APPO MEMBER: [translated] They were beating us throughout the trip. My friends were hit in the head. I could hear them screaming in pain. They were constantly stepping on our heads.

JOHN GIBLER: The gunmen threatened to shoot them and to fly them out over the sea and throw them from the plane. But after over an hour of beatings, they instead threw them out of the truck, keeping their possessions, including a laptop and USB memory stick with internal APPO documents. While freshly painted storefronts try to announce the return of calm to Oaxaca, the continued use of paramilitary-style violence against protesters speaks to the deep unrest that plagues the state, a violence that may end up pulling more people into the fold of the APPO than it scares away from the protests.

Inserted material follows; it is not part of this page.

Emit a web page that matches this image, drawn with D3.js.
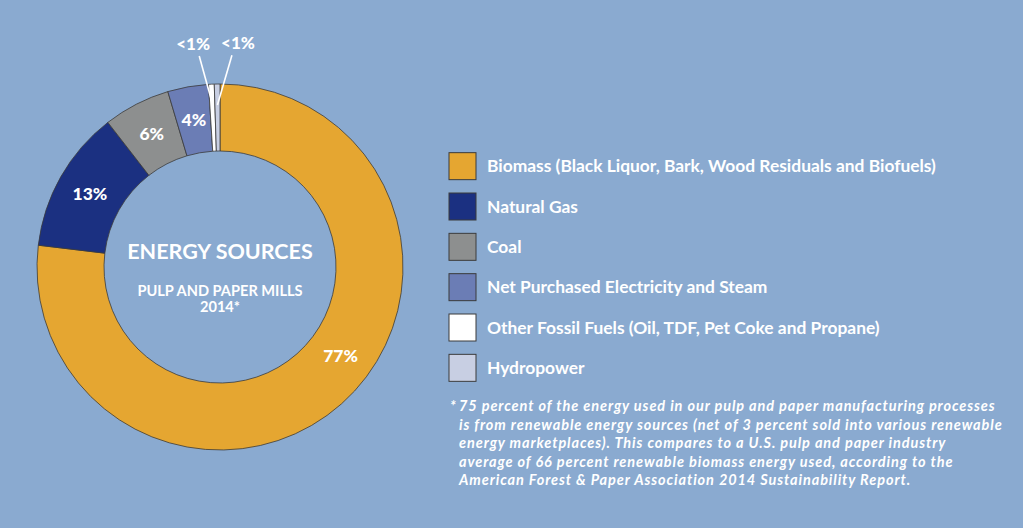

FMR. DETAINEE: [translated] The worst moment for me was the day they detained me. The tear gas, the police. They tied me up. I didn’t understand anything. I didn’t know what was happening. All 21 days were terrible. I didn’t know what the APPO was or the teachers’ union. I didn’t know anything about them. Now, I am determined to join them, because the government made me suffer so much. I’ll join them to help get rid of the government, because I don’t want this government anymore. They not only made me suffer, but also made my whole family suffer. I’ll work with the people who have been struggling, whatever the organization is, the APPO or whatever. I don’t want my grandchildren to suffer what I’ve suffered. I want to fight for the release of all the innocent women who are still in Nayarit. They are humble people who make fans to maintain their family. Some of them are barefoot. Many don’t even speak Spanish, only Mizteco.

JOHN GIBLER: For Democracy Now!, this is John Gibler reporting with Elizabeth Press in Oaxaca City.